Il y a dix-huit ans je terminais ma note d’intention ainsi: “Car il me semble que nous sommes tous amplement conscients du désespoir et du vide. La laideur du monde est partout apparente. Il ne suffit plus d’en témoigner, il faut y résister.”

Remonter cette pièce maintenant m’a fait réaliser à quel point nous avons perdu du terrain entre temps. Nous avons subi une occupation insidieuse. Nous nous sommes mis à collaborer sans nous en rendre compte. Les maquisards sont nombreux, mais isolés. Nous avons du mal à nous réunir. La résistance est d’autant plus difficile que l’ennemi n’a pas de visage.

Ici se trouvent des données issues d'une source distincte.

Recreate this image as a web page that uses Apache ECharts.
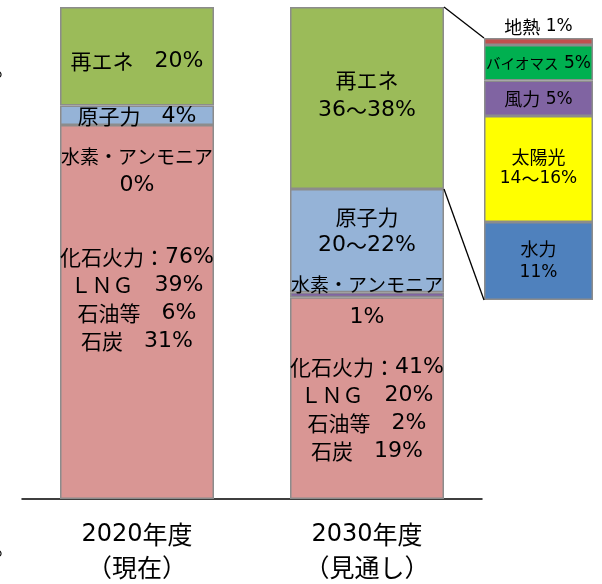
<!DOCTYPE html>
<html>
<head>
<meta charset="utf-8">
<script src="https://cdn.jsdelivr.net/npm/echarts@6/dist/echarts.min.js"></script>
<style>
html,body{margin:0;padding:0;background:#fff;}
#main{width:602px;height:584px;}
</style>
</head>
<body>
<div id="main"></div>
<script>
// ---- data ----
const categories = ['2020年度\n（現在）', '2030年度\n（見通し）'];
const fossil = [76, 41];
const hydrogen = [0, 1];
const nuclear = [4, 21];
const renewable = [20, 37];

const renewableLabels = [['再エネ　20%'], ['再エネ', '36～38%']];
const nuclearLabels = [['原子力　4%'], ['原子力', '20～22%']];
const hydrogenLabels = [['水素・アンモニア', '0%'], ['水素・アンモニア', '1%']];
const fossilLabels = [
  ['化石火力：76%', 'ＬＮＧ　39%', '石油等　6%', '石炭　31%'],
  ['化石火力：41%', 'ＬＮＧ　20%', '石油等　2%', '石炭　19%']
];

const subNames = ['水力', '太陽光', '風力', 'バイオマス', '地熱'];
const subValues = [11, 15, 5, 5, 1];
const subLabels = [['水力', '11%'], ['太陽光', '14～16%'], ['風力 5%'], ['バイオマス 5%'], ['地熱 1%']];

// ---- styles ----
const CJK = '"Noto Sans CJK JP", sans-serif';
const LAT = '"DejaVu Sans", "Noto Sans CJK JP", sans-serif';
const BORDER = '#8c8c8c';
const MAIN_BAR_W = 154;
const SUB_BAR_W = 109;

// rich text helpers: CJK runs and ASCII runs get their own font
function rt(str, key) {
  return str.match(/[\x00-\x7F]+|[^\x00-\x7F]+/g)
    .map(s => '{' + (/[\x00-\x7F]/.test(s[0]) ? 'n' : 'j') + key + '|' + s + '}').join('');
}
function block(arr, key) { return arr.map(s => rt(s, key)).join('\n'); }
function makeRich(specs) {
  const r = {};
  Object.keys(specs).forEach(k => {
    const [cf, lf, lh] = specs[k];
    r['j' + k] = {fontFamily: CJK, fontSize: cf, lineHeight: lh, color: '#000'};
    r['n' + k] = {fontFamily: LAT, fontSize: lf, lineHeight: lh, color: '#000'};
  });
  r.s = {fontSize: 2, lineHeight: 44};
  return r;
}

const mainRich = makeRich({a: [21, 22, 28], b: [21, 22, 30], c: [21, 22, 32], h: [19, 22, 28], k: [19, 22, 32]});
const subRich = makeRich({a: [18, 17, 24], b: [18, 17, 22], c: [18, 17, 20], d: [14.5, 17, 20]});
const axisRich = makeRich({x: [25, 24, 33]});

const chart = echarts.init(document.getElementById('main'), null, {renderer: 'canvas'});

function lbl(extra) {
  return Object.assign({show: true, color: '#000', rich: mainRich}, extra);
}
function hydroBlock(i, key1, key2) {
  return rt(hydrogenLabels[i][0], key1) + '\n' + rt(hydrogenLabels[i][1], key2);
}

const fossilData = fossil.map((v, i) => {
  if (i === 0) {
    // hydrogen share is 0 in 2020, so its text sits inside the fossil block
    return {value: v, label: lbl({position: 'insideTop', distance: 18,
      formatter: hydroBlock(0, 'h', 'a') + '\n{s| }\n' + block(fossilLabels[0], 'a')})};
  }
  return {value: v, label: lbl({position: 'insideTop', distance: 56, formatter: block(fossilLabels[1], 'a')})};
});

const hydrogenData = hydrogen.map((v, i) => {
  if (v === 0) return {value: v, label: {show: false}, itemStyle: {borderWidth: 0}};
  return {value: v, label: lbl({position: 'inside', offset: [0, 6], formatter: hydroBlock(i, 'k', 'c')})};
});

const nuclearData = nuclear.map((v, i) => {
  if (i === 0) return {value: v, label: lbl({position: 'inside', offset: [0, 1], formatter: block(nuclearLabels[0], 'a')})};
  return {value: v, label: lbl({position: 'insideTop', distance: 14, formatter: block(nuclearLabels[1], 'a')})};
});

const renewableData = renewable.map((v, i) => {
  if (i === 0) return {value: v, label: lbl({position: 'insideTop', distance: 40, formatter: block(renewableLabels[0], 'a')})};
  return {value: v, label: lbl({position: 'insideTop', distance: 58, formatter: block(renewableLabels[1], 'b')})};
});

const subColors = ['#4F81BD', '#FFFF00', '#8064A2', '#00B050', '#C0504D'];
const subLabelCfg = [
  {position: 'inside', formatter: block(subLabels[0], 'a')},
  {position: 'inside', offset: [0, -1], formatter: block(subLabels[1], 'b')},
  {position: 'inside', offset: [0, 1], formatter: block(subLabels[2], 'c')},
  {position: 'inside', offset: [0, 1], formatter: block(subLabels[3], 'd')},
  {position: 'top', distance: 1, formatter: block(subLabels[4], 'c')}
];

const mainColors = ['#D99694', '#8064A2', '#95B3D7', '#9BBB59'];
const mainSeriesData = [fossilData, hydrogenData, nuclearData, renewableData];
const mainNames = ['化石火力', '水素・アンモニア', '原子力', '再エネ'];

const series = [];
mainSeriesData.forEach((d, k) => {
  series.push({
    name: mainNames[k], type: 'bar', stack: 'main',
    xAxisIndex: 0, yAxisIndex: 0, barWidth: MAIN_BAR_W, data: d,
    itemStyle: {color: mainColors[k], borderColor: BORDER, borderWidth: 1.5},
    emphasis: {disabled: true}, animation: false
  });
});
subValues.forEach((v, k) => {
  series.push({
    name: subNames[k], type: 'bar', stack: 'sub',
    xAxisIndex: 1, yAxisIndex: 1, barWidth: SUB_BAR_W,
    data: [{value: v, label: Object.assign({show: true, color: '#000', rich: subRich}, subLabelCfg[k])}],
    itemStyle: {color: subColors[k], borderColor: BORDER, borderWidth: 1.5},
    emphasis: {disabled: true}, animation: false
  });
});

const subTotal = subValues.reduce((a, b) => a + b, 0);

chart.setOption({
  animation: false,
  backgroundColor: '#fff',
  grid: [
    {left: 22, right: 120, top: 7, bottom: 85},
    {left: 484, width: SUB_BAR_W, top: 38, height: 262}
  ],
  xAxis: [
    {
      type: 'category', gridIndex: 0, data: categories,
      axisLine: {show: true, lineStyle: {color: '#000', width: 1.5}},
      axisTick: {show: false},
      axisLabel: {margin: 19, rich: axisRich, formatter: v => block(v.split('\n'), 'x')}
    },
    {type: 'category', gridIndex: 1, data: ['内訳'], show: false}
  ],
  yAxis: [
    {type: 'value', gridIndex: 0, min: 0, max: 100, show: false},
    {type: 'value', gridIndex: 1, min: 0, max: subTotal, show: false}
  ],
  series: series
});

// connector lines between the 2030 renewables block and the breakdown bar
const belowRe2030 = fossil[1] + hydrogen[1] + nuclear[1];
const top2030 = chart.convertToPixel({xAxisIndex: 0, yAxisIndex: 0}, [1, belowRe2030 + renewable[1]]);
const bot2030 = chart.convertToPixel({xAxisIndex: 0, yAxisIndex: 0}, [1, belowRe2030]);
const subTop = chart.convertToPixel({xAxisIndex: 1, yAxisIndex: 1}, [0, subTotal]);
const subBot = chart.convertToPixel({xAxisIndex: 1, yAxisIndex: 1}, [0, 0]);
const rx = top2030[0] + MAIN_BAR_W / 2;
const lx = subTop[0] - SUB_BAR_W / 2;

chart.setOption({
  graphic: [
    {type: 'line', shape: {x1: rx, y1: top2030[1], x2: lx, y2: subTop[1]}, style: {stroke: '#000', lineWidth: 1.3}, z: 10},
    {type: 'line', shape: {x1: rx, y1: bot2030[1], x2: lx, y2: subBot[1]}, style: {stroke: '#000', lineWidth: 1.3}, z: 10},
    {type: 'text', left: -6, top: 57, style: {text: '。', font: '22px ' + CJK, fill: '#000'}},
    {type: 'text', left: -6, top: 536, style: {text: '。', font: '22px ' + CJK, fill: '#000'}}
  ]
});
</script>
</body>
</html>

Il n’y a pas de leader charismatique à viser. Les dirigeants sont tous remplaçables. Nous nous trouvons en face d’une machine qui broie les âmes et qui avance inexorablement en se renouvelant sans cesse, un serpent à mille têtes, une peste qui s’injecte dans nos veines et contamine tout ce que nous faisons.

Mais, comme disait un grand Résistant aujourd’hui disparu, le Field Commander Cohen:

The wind, the wind is blowing.

Through the graves, the wind is blowing.

Freedom soon will come.

Then we’ll come from the shadows.”

(“Le vent, le vent souffle. A travers les tombes le vent souffle. La liberté viendra. Nous sortirons de l’ombre.”)

Cela peut paraître dérisoire de proposer le théâtre comme arme de résistance. Surtout que le théâtre lui-même est contaminé comme nous tous: “Les gens ont envie de rigoler. Ils veulent échapper à leur quotidien. Il faut les divertir.”

Je suis désolé, mais non. Il est temps de regarder le monde en face.

C’est dérisoire, c’est minime, c’est une goutte d’eau dans l’océan mais le théâtre est un élément essentiel de la démocratie. Le théâtre peut ouvrir nos yeux, humaniser le monde, nous faire faire des connexions, nous rassembler en célébrant notre humanité commune.

Et petit à petit, pas à pas, en ouvrant un tout petit peu les esprits, le théâtre peut changer le monde.